Deception from the Land of Nod
Today is the first day of classes and every fall, I teach logic at 8:00 in the morning on Mondays, Wednesdays, and Fridays. Living an hour from campus and realizing that in order to get anything done during the day, the only way to secure a block of uninterrupted time is to arrive before the campus rouses, I get up early. I mean early. I'm an atheist, but have no problem describing the hour I awake as ungodly.
So, I was horrified when this morning I looked at the alarm clock to see it read 7:15. Two words go through your mind. One of them is "holy" and the other one decidedly isn't. Like grieving, there is a process in cases like this and the stages are fixed. First there is panic. The heart thumps, the stomach falls, the back of the neck get s hot. Late on the first day of classes. A big no-no. Then there is denial. "Maybe I can make it if I..." Next comes the blame. "Who messed with the clock? Was it TheWife, the short people?" Then doubt. "Did I set it for p.m, not a.m.?" We move to the consideration of alibis, "how can I squirm out of this?" and then finally onto acceptance.

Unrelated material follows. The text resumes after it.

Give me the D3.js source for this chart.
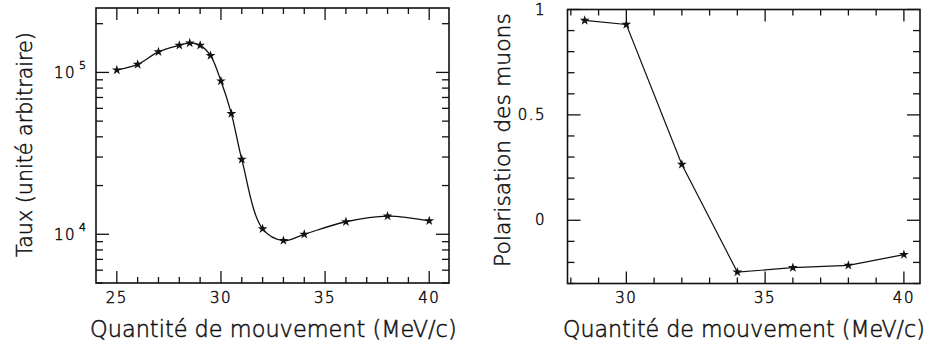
<!DOCTYPE html>
<html><head><meta charset="utf-8">
<script src="https://cdn.jsdelivr.net/npm/d3@7"></script>
<style>
html,body{margin:0;padding:0;background:#fff;}
svg text{font-family:"DejaVu Sans",sans-serif;font-weight:200;fill:#111;stroke:#111;stroke-width:0.5px;}
</style></head>
<body><svg id="c" width="933" height="346"></svg>
<script>
// Left panel: rate vs momentum (log scale)
const rateMomentum = [25, 26, 27, 28, 28.5, 29, 29.5, 30, 30.5, 31, 32, 33, 34, 36, 38, 40];
const rateValues = [103500, 112000, 134000, 147000, 152000, 147000, 127000, 88500, 55700, 29000, 10800, 9140, 10000, 11950, 12950, 12100];
const rateXTicks = [25, 30, 35, 40];
const rateYTicks = [1e4, 1e5];
// Right panel: muon polarisation vs momentum
const polMomentum = [28.5, 30, 32, 34, 36, 38, 40];
const polValues = [0.948, 0.929, 0.265, -0.246, -0.225, -0.214, -0.163];
const polXTicks = [30, 35, 40];
const polYTicks = [0, 0.5, 1];
const xTitle = "Quantité de mouvement (MeV/c)";
const leftYTitle = "Taux (unité arbitraire)";
const rightYTitle = "Polarisation des muons";

const svg = d3.select("#c");
const star = d3.symbol().type(d3.symbolStar).size(30);

function title(sel, width, fs) {
  sel.style("font-size", fs + "px");
  const w = sel.node().getComputedTextLength();
  if (w > width) sel.style("font-size", (fs * width / w) + "px");
}

function frame(g, x, y, xMajor, xMinor, yMajor, yMinor) {
  const [x0, x1] = x.range(), [y0, y1] = y.range();
  const MJ = 12, MN = 6;
  xMinor.forEach(v => {
    const L = xMajor.includes(v) ? MJ : MN;
    g.append("line").attr("x1", x(v)).attr("x2", x(v)).attr("y1", y0).attr("y2", y0 - L).attr("stroke", "#111").attr("stroke-width", 1.3);
    g.append("line").attr("x1", x(v)).attr("x2", x(v)).attr("y1", y1).attr("y2", y1 + L).attr("stroke", "#111").attr("stroke-width", 1.3);
  });
  yMinor.forEach(v => {
    const L = yMajor.some(m => Math.abs(m - v) < 1e-9 * Math.max(1, Math.abs(m))) ? MJ + 1 : MN + 1;
    g.append("line").attr("x1", x0).attr("x2", x0 + L).attr("y1", y(v)).attr("y2", y(v)).attr("stroke", "#111").attr("stroke-width", 1.3);
    g.append("line").attr("x1", x1).attr("x2", x1 - L).attr("y1", y(v)).attr("y2", y(v)).attr("stroke", "#111").attr("stroke-width", 1.3);
  });
  g.append("rect").attr("x", x0).attr("y", y1).attr("width", x1 - x0).attr("height", y0 - y1)
    .attr("fill", "none").attr("stroke", "#111").attr("stroke-width", 1.6);
}

// ---------- Left panel ----------
{
  const x = d3.scaleLinear().domain([24, 40.95]).range([96, 449]);
  const y = d3.scaleLog().domain([5000, 250000]).range([283, 8]);
  const g = svg.append("g");
  const xMinor = d3.range(25, 41, 1);
  const yMinor = [];
  [1e3, 1e4, 1e5].forEach(d => { for (let k = 1; k <= 9; k++) { const v = d * k; if (v >= 5000 && v <= 250000) yMinor.push(v); } });
  frame(g, x, y, rateXTicks, xMinor, rateYTicks, yMinor);

  const line = d3.line().x((d, i) => x(rateMomentum[i])).y(d => y(d)).curve(d3.curveCatmullRom.alpha(0.5));
  g.append("path").datum(rateValues).attr("d", line).attr("fill", "none").attr("stroke", "#111").attr("stroke-width", 1.3);
  g.selectAll(".m").data(rateValues).join("path").attr("d", star)
    .attr("transform", (d, i) => `translate(${x(rateMomentum[i])},${y(d)})`).attr("fill", "#111");

  g.selectAll(".xt").data(rateXTicks).join("text").attr("x", d => x(d)).attr("y", 303)
    .attr("text-anchor", "middle").style("font-size", "15px").style("letter-spacing", "1.5px").text(d => d);
  rateYTicks.forEach(v => {
    g.append("text").attr("x", 76).attr("y", y(v) + 6).attr("text-anchor", "end").style("font-size", "15px").style("letter-spacing", "1.5px").text("10");
    g.append("text").attr("x", 79).attr("y", y(v) - 3).style("font-size", "11px").text(Math.round(Math.log10(v)));
  });
  const xt = g.append("text").attr("x", 90).attr("y", 337).text(xTitle);
  title(xt, 367, 23);
  const yt = g.append("text").attr("transform", "translate(32,257) rotate(-90)").text(leftYTitle);
  title(yt, 225, 23);
}

// ---------- Right panel ----------
{
  const x = d3.scaleLinear().domain([27.88, 40.58]).range([567.5, 920]);
  const y = d3.scaleLinear().domain([-0.3, 1.0]).range([283.5, 9.5]);
  const g = svg.append("g");
  const xMinor = d3.range(28, 41, 1);
  const yMinor = d3.range(-3, 11, 1).map(k => k / 10);
  frame(g, x, y, polXTicks, xMinor, polYTicks, yMinor);

  const line = d3.line().x((d, i) => x(polMomentum[i])).y(d => y(d));
  g.append("path").datum(polValues).attr("d", line).attr("fill", "none").attr("stroke", "#111").attr("stroke-width", 1.2);
  g.selectAll(".m").data(polValues).join("path").attr("d", star)
    .attr("transform", (d, i) => `translate(${x(polMomentum[i])},${y(d)})`).attr("fill", "#111");

  g.selectAll(".xt").data(polXTicks).join("text").attr("x", d => x(d)).attr("y", 303)
    .attr("text-anchor", "middle").style("font-size", "15px").style("letter-spacing", "1.5px").text(d => d);
  g.selectAll(".yt").data(polYTicks).join("text").attr("x", 546).attr("y", d => y(d) + 5)
    .attr("text-anchor", "end").style("font-size", "15px").style("letter-spacing", "1.5px").text(d => d === 0 ? "0" : d === 1 ? "1" : "0.5");
  const xt = g.append("text").attr("x", 563).attr("y", 337).text(xTitle);
  title(xt, 362, 23);
  const yt = g.append("text").attr("transform", "translate(510,267) rotate(-90)").text(rightYTitle);
  title(yt, 254, 23);
}
</script></body></html>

Having gone through all of the stressful stages, it was with complete acceptance that I walked to my car in the morning sunlight -- something I usually do not see -- when unexpectedly, the real alarm went off. It had all been a dream. My mind was messing with me. At times like this, one word goes through your mind and it isn't "holy." Yes, I would not have to deal with being late, but there is still a deep sense of annoyance at having to have gone through what I did for no good reason.
It is hard not to play the Freudian game of trying to create just-so stories to explain the meaning of such dreams. But even if we do not attribute subconscious meaning to these events, is there some way in which they serve us?